While the overall opinion of Francis Nurse is overwhelmingly positive, it is suggested he is probably not a total saint. We are told that there exists something of a 'land war' between Francis and his neighbors. Disputing property boundaries seems to be quite a popular hobby in Arthur Miller's version of Salem, Massachusetts, so perhaps this is not surprising.

It is a little incongruous, however, to think that a man who is called upon to solve disagreements among others would allow a dispute of his own to reach 'the proportions of a battle' that rages in the woods for two days. The idea of Francis Nurse crouching behind trees, firing muskets at his neighbors over boundary quibbles does seem to complicate his image of impeccable respectability.
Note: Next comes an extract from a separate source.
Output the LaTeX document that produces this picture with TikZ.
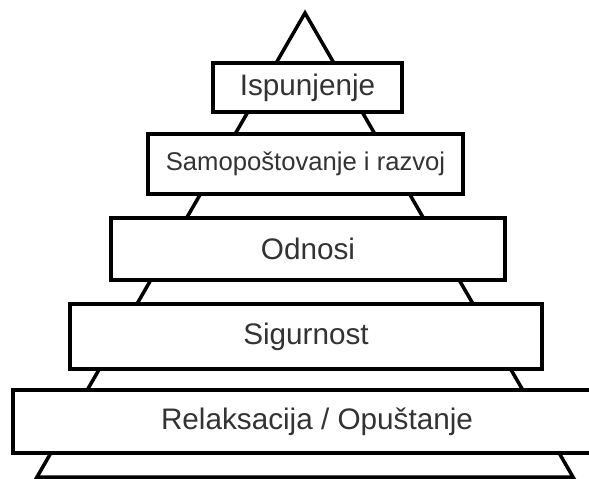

Conflict (The Plot Thickens...)

We also learn that Francis Nurse was at the center of a hotly contested election for the office of Minister in Salem. James Bayley was the candidate supported by Jonathan Putnam, another prominent man in town. Bayley was well qualified and won two thirds of the vote, but Francis and his followers still managed somehow to prevent him from taking office. Furthermore, we are told that Francis Nurse and those loyal to him actually broke away from the town of Salem to form their own settlement which they referred to as Topsfield. Despite the general high opinion of Francis Nurse among the townspeople, it is clear things were not all sunshine and roses.

Francis Takes the Stage

We finally see the character Francis Nurse on stage well into Act 2 of the play. At this point, Elizabeth Proctor, a well respected farmer's wife, is in the midst of being charged with witchcraft. Francis enters to say that even his wife, Rebecca, has been taken away and charged in the witch trials. He is incredulous that such a good, respected lady could be charged with such an absurd crime.

At first he thinks it must be a mistake, saying he is sure the Deputy Governor 'mistakes these people.' He has trouble taking the charges seriously. In the stage direction, we learn that he reads his wife's charges 'mockingly,' indicating they are too absurd to even consider. Sadly, Francis, in his disbelief, gives the townspeople more credit than they deserve. Not only are these ridiculous things taken seriously by the court, but his wife Rebecca is eventually hanged for defending her innocence.